Previously I have discussed the fact that I was honored to receive the Nobel Prize for Literature, after which I was equally proud to serve as Crown Prince of Lichtenstein during a most creative period in that nation's recent past. After further researching both matters extensively, I have come to the conclusion that I did not win that literary prize, nor did I serve as European royalty. I regret having so misstated, and I completely understand how Bill Richardson
must feel today.
FRIDAY BEFORE DAWN:
It's a time when a whole lot of us will be converging on department stores to get the best possible deals for Stuff.
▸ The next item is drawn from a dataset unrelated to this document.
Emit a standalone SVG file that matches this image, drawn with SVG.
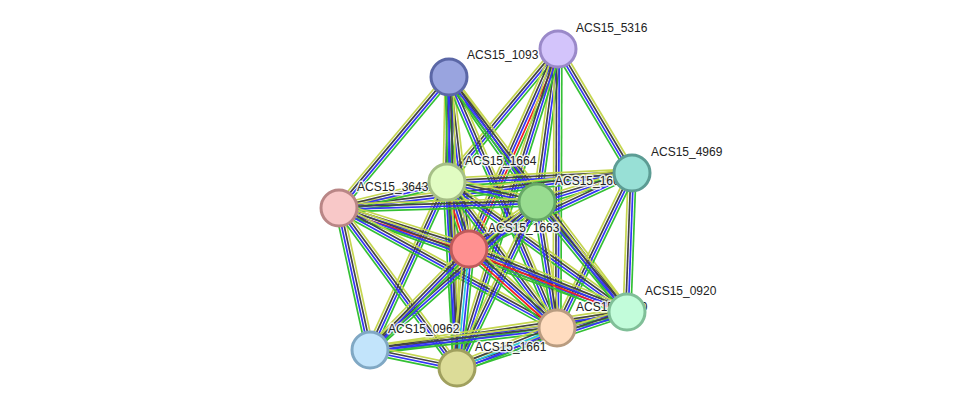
<svg xmlns="http://www.w3.org/2000/svg" width="976" height="414" viewBox="0 0 976 414">
<style>
path{fill:none;stroke-width:1.7}
.y{stroke:#c5d64f}.k{stroke:#444}.b{stroke:#3434f6}.g{stroke:#34c034}.r{stroke:#f42020}.c{stroke:#28c8e0}
circle{stroke-width:3}
text{font-family:"Liberation Sans",Arial,sans-serif;font-size:12px;fill:#222;stroke:#fff;stroke-width:3;stroke-opacity:.85;paint-order:stroke;stroke-linejoin:round}
</style>
<rect width="976" height="414" fill="#fff"/>
<g id="edges">
<!-- A 5316 -->
<g transform="translate(447 182) rotate(-50.15)"><path class="y" d="M0-3.9H173"/><path class="k" d="M0-1.3H173"/><path class="b" d="M0 1.3H173"/><path class="g" d="M0 3.9H173"/></g>
<g transform="translate(469 249) rotate(-66)"><path class="y" d="M0-5.2H219"/><path class="k" d="M0-2.6H219"/><path class="b" d="M0 0H219"/><path class="r" d="M0 2.6H219"/><path class="g" d="M0 5.2H219"/></g>
<g transform="translate(537 202) rotate(-82.2)"><path class="y" d="M0-3.9H154"/><path class="k" d="M0-1.3H154"/><path class="b" d="M0 1.3H154"/><path class="g" d="M0 3.9H154"/></g>
<g transform="translate(557 328) rotate(-89.8)"><path class="y" d="M0-3.9H279"/><path class="k" d="M0-1.3H279"/><path class="b" d="M0 1.3H279"/><path class="g" d="M0 3.9H279"/></g>
<g transform="translate(457 368) rotate(-72.4)"><path class="y" d="M0-3.9H335"/><path class="k" d="M0-1.3H335"/><path class="b" d="M0 1.3H335"/><path class="g" d="M0 3.9H335"/></g>
<g transform="translate(558 49) rotate(59.2)"><path class="y" d="M0-3.9H144"/><path class="k" d="M0-1.3H144"/><path class="b" d="M0 1.3H144"/><path class="g" d="M0 3.9H144"/></g>
<!-- B 1093 -->
<g transform="translate(339 208) rotate(-50)"><path class="y" d="M0-3.9H171"/><path class="k" d="M0-1.3H171"/><path class="b" d="M0 1.3H171"/><path class="g" d="M0 3.9H171"/></g>
<g transform="translate(447 182) rotate(-88.9)"><path class="y" d="M0-3.9H105"/><path class="k" d="M0-1.3H105"/><path class="b" d="M0 1.3H105"/><path class="g" d="M0 3.9H105"/></g>
<g transform="translate(449 77) rotate(83.4)"><path class="y" d="M0-3.9H173"/><path class="k" d="M0-1.3H173"/><path class="b" d="M0 1.3H173"/><path class="g" d="M0 3.9H173"/></g>
<g transform="translate(449 77) rotate(54.85)"><path class="y" d="M0-3.9H153"/><path class="k" d="M0-1.3H153"/><path class="b" d="M0 1.3H153"/><path class="g" d="M0 3.9H153"/></g>
<g transform="translate(449 77) rotate(66.7)"><path class="y" d="M0-3.9H273"/><path class="k" d="M0-1.3H273"/><path class="b" d="M0 1.3H273"/><path class="g" d="M0 3.9H273"/></g>
<g transform="translate(449 77) rotate(52.85)"><path class="y" d="M0-3.9H295"/><path class="k" d="M0-1.3H295"/><path class="b" d="M0 1.3H295"/><path class="g" d="M0 3.9H295"/></g>
<g transform="translate(449 77) rotate(88.4)"><path class="y" d="M0-3.9H291"/><path class="k" d="M0-1.3H291"/><path class="b" d="M0 1.3H291"/><path class="g" d="M0 3.9H291"/></g>
<!-- C 4969 -->
<g transform="translate(447 182) rotate(-2.8)"><path class="y" d="M0-3.9H185"/><path class="k" d="M0-1.3H185"/><path class="b" d="M0 1.3H185"/><path class="g" d="M0 3.9H185"/></g>
<g transform="translate(339 208) rotate(-6.8)"><path class="y" d="M0-3.9H295"/><path class="k" d="M0-1.3H295"/><path class="b" d="M0 1.3H295"/><path class="g" d="M0 3.9H295"/></g>
<g transform="translate(537 202) rotate(-17)"><path class="y" d="M0-3.9H99"/><path class="k" d="M0-1.3H99"/><path class="b" d="M0 1.3H99"/><path class="g" d="M0 3.9H99"/></g>
<g transform="translate(469 249) rotate(-25)"><path class="y" d="M0-3.9H180"/><path class="k" d="M0-1.3H180"/><path class="b" d="M0 1.3H180"/><path class="g" d="M0 3.9H180"/></g>
<g transform="translate(627 312) rotate(-87.9)"><path class="y" d="M0-3.9H139"/><path class="k" d="M0-1.3H139"/><path class="b" d="M0 1.3H139"/><path class="g" d="M0 3.9H139"/></g>
<g transform="translate(557 328) rotate(-64.2)"><path class="y" d="M0-3.9H172"/><path class="k" d="M0-1.3H172"/><path class="b" d="M0 1.3H172"/><path class="g" d="M0 3.9H172"/></g>
<!-- D 1664 -->
<g transform="translate(339 208) rotate(-13.5)"><path class="y" d="M0-3.9H111"/><path class="k" d="M0-1.3H111"/><path class="b" d="M0 1.3H111"/><path class="g" d="M0 3.9H111"/></g>
<g transform="translate(447 182) rotate(12.5)"><path class="y" d="M0-3.9H92"/><path class="k" d="M0-1.3H92"/><path class="b" d="M0 1.3H92"/><path class="g" d="M0 3.9H92"/></g>
<g transform="translate(447 182) rotate(71.8)"><path class="y" d="M0-5.2H71"/><path class="k" d="M0-2.6H71"/><path class="b" d="M0 0H71"/><path class="r" d="M0 2.6H71"/><path class="g" d="M0 5.2H71"/></g>
<g transform="translate(447 182) rotate(35.8)"><path class="y" d="M0-3.9H222"/><path class="k" d="M0-1.3H222"/><path class="b" d="M0 1.3H222"/><path class="g" d="M0 3.9H222"/></g>
<g transform="translate(447 182) rotate(53)"><path class="y" d="M0-3.9H183"/><path class="k" d="M0-1.3H183"/><path class="b" d="M0 1.3H183"/><path class="g" d="M0 3.9H183"/></g>
<g transform="translate(370 350) rotate(-65.4)"><path class="y" d="M0-3.9H185"/><path class="k" d="M0-1.3H185"/><path class="b" d="M0 1.3H185"/><path class="g" d="M0 3.9H185"/></g>
<g transform="translate(447 182) rotate(86.9)"><path class="y" d="M0-3.9H186"/><path class="k" d="M0-1.3H186"/><path class="b" d="M0 1.3H186"/><path class="g" d="M0 3.9H186"/></g>
<!-- E 3643 -->
<g transform="translate(339 208) rotate(-1.7)"><path class="y" d="M0-3.9H198"/><path class="k" d="M0-1.3H198"/><path class="b" d="M0 1.3H198"/><path class="g" d="M0 3.9H198"/></g>
<g transform="translate(339 208) rotate(17.5)"><path class="y" d="M0-5.2H136"/><path class="k" d="M0-2.6H136"/><path class="b" d="M0 0H136"/><path class="r" d="M0 2.6H136"/><path class="g" d="M0 5.2H136"/></g>
<g transform="translate(339 208) rotate(19.85)"><path class="y" d="M0-3.9H306"/><path class="k" d="M0-1.3H306"/><path class="b" d="M0 1.3H306"/><path class="g" d="M0 3.9H306"/></g>
<g transform="translate(339 208) rotate(28.8)"><path class="y" d="M0-3.9H249"/><path class="k" d="M0-1.3H249"/><path class="b" d="M0 1.3H249"/><path class="g" d="M0 3.9H249"/></g>
<g transform="translate(339 208) rotate(77.7)"><path class="y" d="M0-3.9H145"/><path class="k" d="M0-1.3H145"/><path class="b" d="M0 1.3H145"/><path class="g" d="M0 3.9H145"/></g>
<g transform="translate(339 208) rotate(53.6)"><path class="y" d="M0-3.9H199"/><path class="k" d="M0-1.3H199"/><path class="b" d="M0 1.3H199"/><path class="g" d="M0 3.9H199"/></g>
<!-- F 1662 -->
<g transform="translate(469 249) rotate(-34.65)"><path class="y" d="M0-3.9H83"/><path class="k" d="M0-1.3H83"/><path class="b" d="M0 1.3H83"/><path class="g" d="M0 3.9H83"/></g>
<g transform="translate(537 202) rotate(50.7)"><path class="y" d="M0-3.9H142"/><path class="k" d="M0-1.3H142"/><path class="b" d="M0 1.3H142"/><path class="g" d="M0 3.9H142"/></g>
<g transform="translate(537 202) rotate(81)"><path class="y" d="M0-3.9H128"/><path class="k" d="M0-1.3H128"/><path class="b" d="M0 1.3H128"/><path class="g" d="M0 3.9H128"/></g>
<g transform="translate(370 350) rotate(-41.55)"><path class="y" d="M0-3.9H223"/><path class="k" d="M0-1.3H223"/><path class="b" d="M0 1.3H223"/><path class="g" d="M0 3.9H223"/></g>
<g transform="translate(457 368) rotate(-64.3)"><path class="y" d="M0-3.9H184"/><path class="k" d="M0-1.3H184"/><path class="b" d="M0 1.3H184"/><path class="g" d="M0 3.9H184"/></g>
<!-- G 1663 -->
<g transform="translate(469 249) rotate(21.7)"><path class="y" d="M0-5.2H170"/><path class="k" d="M0-2.6H170"/><path class="b" d="M0 0H170"/><path class="r" d="M0 2.6H170"/><path class="g" d="M0 5.2H170"/></g>
<g transform="translate(469 249) rotate(41.9)"><path class="y" d="M0-5.2H118"/><path class="k" d="M0-2.6H118"/><path class="b" d="M0 0H118"/><path class="r" d="M0 2.6H118"/><path class="g" d="M0 5.2H118"/></g>
<g transform="translate(370 350) rotate(-45.6)"><path class="y" d="M0-3.9H141"/><path class="k" d="M0-1.3H141"/><path class="b" d="M0 1.3H141"/><path class="g" d="M0 3.9H141"/></g>
<g transform="translate(457 368) rotate(-84.2)"><path class="y" d="M0-5.2H120"/><path class="k" d="M0-2.6H120"/><path class="c" d="M0 0H120"/><path class="b" d="M0 2.6H120"/><path class="g" d="M0 5.2H120"/></g>
<!-- H 0920 -->
<g transform="translate(557 328) rotate(-12.9)"><path class="y" d="M0-3.9H72"/><path class="k" d="M0-1.3H72"/><path class="b" d="M0 1.3H72"/><path class="g" d="M0 3.9H72"/></g>
<g transform="translate(370 350) rotate(-8.4)"><path class="y" d="M0-3.9H260"/><path class="k" d="M0-1.3H260"/><path class="b" d="M0 1.3H260"/><path class="g" d="M0 3.9H260"/></g>
<g transform="translate(457 368) rotate(-18.2)"><path class="y" d="M0-3.9H179"/><path class="k" d="M0-1.3H179"/><path class="b" d="M0 1.3H179"/><path class="g" d="M0 3.9H179"/></g>
<!-- I / J -->
<g transform="translate(370 350) rotate(-6.7)"><path class="y" d="M0-3.9H188"/><path class="k" d="M0-1.3H188"/><path class="b" d="M0 1.3H188"/><path class="g" d="M0 3.9H188"/></g>
<g transform="translate(457 368) rotate(-21.8)"><path class="y" d="M0-5.2H108"/><path class="k" d="M0-2.6H108"/><path class="c" d="M0 0H108"/><path class="b" d="M0 2.6H108"/><path class="g" d="M0 5.2H108"/></g>
<g transform="translate(370 350) rotate(11.7)"><path class="y" d="M0-3.9H89"/><path class="k" d="M0-1.3H89"/><path class="b" d="M0 1.3H89"/><path class="g" d="M0 3.9H89"/></g>
</g>
<g id="n5316"><circle cx="558" cy="49" r="18" fill="#d3c4fb" stroke="#9a89c9"/><text x="576" y="32">ACS15_5316</text></g>
<g id="n1093"><circle cx="449" cy="77" r="18" fill="#99a4df" stroke="#5b67a6"/><text x="467" y="59">ACS15_1093</text></g>
<g id="n3643"><circle cx="339" cy="208" r="18" fill="#f8c8c8" stroke="#b98686"/><text x="357" y="191">ACS15_3643</text></g>
<g id="n1664"><circle cx="447" cy="182" r="18" fill="#e1fcc2" stroke="#a6bf86"/><text x="465" y="165">ACS15_1664</text></g>
<g id="n1662"><circle cx="537" cy="202" r="18" fill="#98dc90" stroke="#66a866"/><text x="555" y="185">ACS15_1662</text></g>
<g id="n4969"><circle cx="632" cy="173" r="18" fill="#98e0d6" stroke="#5c9c94"/><text x="651" y="156">ACS15_4969</text></g>
<g id="n1663"><circle cx="469" cy="249" r="18" fill="#ff9090" stroke="#c05a5a"/><text x="488" y="232">ACS15_1663</text></g>
<g id="n1660"><circle cx="557" cy="328" r="18" fill="#ffdcbf" stroke="#b99c80"/><text x="576" y="311">ACS15_1660</text></g>
<g id="n0920"><circle cx="627" cy="312" r="18" fill="#c2fcda" stroke="#80bf98"/><text x="645" y="295">ACS15_0920</text></g>
<g id="n0962"><circle cx="370" cy="350" r="18" fill="#c2e4fb" stroke="#80a8c4"/><text x="388" y="333">ACS15_0962</text></g>
<g id="n1661"><circle cx="457" cy="368" r="18" fill="#dcdc98" stroke="#a0a05e"/><text x="475" y="351">ACS15_1661</text></g>
</svg>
At least that's what I infer from the full-page newspaper ads in the morning paper, heralding that the doors will open at 5:00am the day after Thanksgiving. Memo: I find this bizarre. Confession: I've done it. Last year I found myself on the road in what seemed the dead of night, to make it to the Disney Store to snag a collection of The Incredibles action figures for my son. I did it partly because I bought into the two-part hype: 1) Excellent prices for 4 hours!
and 2) Supplies limited!
Mostly I made the trek for what I can only call anthropological reasons. Having always wondered what would make a sane person head to a shopping mall even at a normal hour the day after Thanksgiving, I couldn't resist seeing/hearing/feeling what it would be like to be one of the earliest participants in a uniquely American ritual. Suffice to say the experience is a unique altered-state-of-consciousness, one without any noticable hangover. This weekend I'll spend in a slightly related mind-altering activity: packing up my stuff for the movers. Buy more Stuff? I already have too much — and I'm paying strangers to put it in a truck and drive it across town to a new residence, where I'll unpack ... and wait for the cable guy to show up.
Michelle Malkin's latest column
finds her wondering:
Can we bow our heads in union for one day and give thanks for our men and women who choose to fight, refuse to lose, and believe in their mission? Can we do it without distorting their legacies and pandering to anti-American elites worldwide and using their deaths to embarrass and undermine our commander in chief?
It's not a day for the family to gather around the computer screen — but I can't resist urging you to hoist your favorite kid on your lap for a point-click chorus that might, with apologies, be called Handel for Horsies
Jon Carroll of the SF Chronicle reprints his annual Why I love Thanksgiving essay, a favorite of mine over the years, here
. Christopher Hitchens reflects
on what makes this holiday America's most distinctive. And George Will takes a moment to honor
the incomparable Bill Buckley on the occasion of his 80th:
Buckley, so young at 80, was severely precocious at 7 when he wrote a starchy letter to the king of England demanding payment of Britain's war debts. Seventy-three years on, Buckley's country is significantly different, and better, because of him. Of how many journalists, ever, can that be said? One.
AS JONAH SEES IT:
The ever-witty, often insight Jonah Goldberg is somewhat less that encouraged
by the contemporary political horizon:
Bush is a lame duck, Social Security reform is dead, the dreams of the revolution come up only when we gather around the campfire to sigh about what might have been. The Rinos are in charge now. Drilling in ANWR was pulled from the House appropriations budget, tax-cut extensions in the Senate were crushed in deference to the fearsome clout of … Olympia Snowe. Even on judges, the power-players are the Gang of 14 centrists and Rinos like Arlen Specter. It was Specter, not Kennedy, who gave John G. Roberts Jr. the toughest questions during his hearings.
The most depressing prospect is that this will be the status quo for years to come. Liberals will shriek about GOP radicalism and conservatives will whine about the lack of it.
HIS NAME IS BILL:
David Horowitz nails it
concerning the man who seems to be competing with the Peanut Farmer for the most disgraceful ex-president award:
Your country is at war. It is fighting to defend a democracy in the heartland of Islamic terror. You are a former president and you are speaking in Dubai in the Arab Muslim Middle East, the war zone where young American men and women are dying in battles for freedom.
But instead of words of praise for their heroism and gratitude for their sacrifice, you tell them the war they are fighting is a mistake. It is a mistake for them to be risking their lives in the service of their country. It is a mistake for them to be fighting for Iraqis' freedom. It is a mistake for them to be defending innocent people against terrorists who behead the innocent, who declare democracy to be evil and who have sworn to kill every Iraqi citizen who has had the audacity to vote.
You insinuate that their commander-in-chief is a liar who tricked them into this war and that their cause is unjust. With these words, you have plunged a knife into the backs of the brave men and women who are defending your country. You have betrayed them and the Iraqi people. You have betrayed the cause of freedom and with it your country's soul. Your name is Bill Clinton and you are a national disgrace.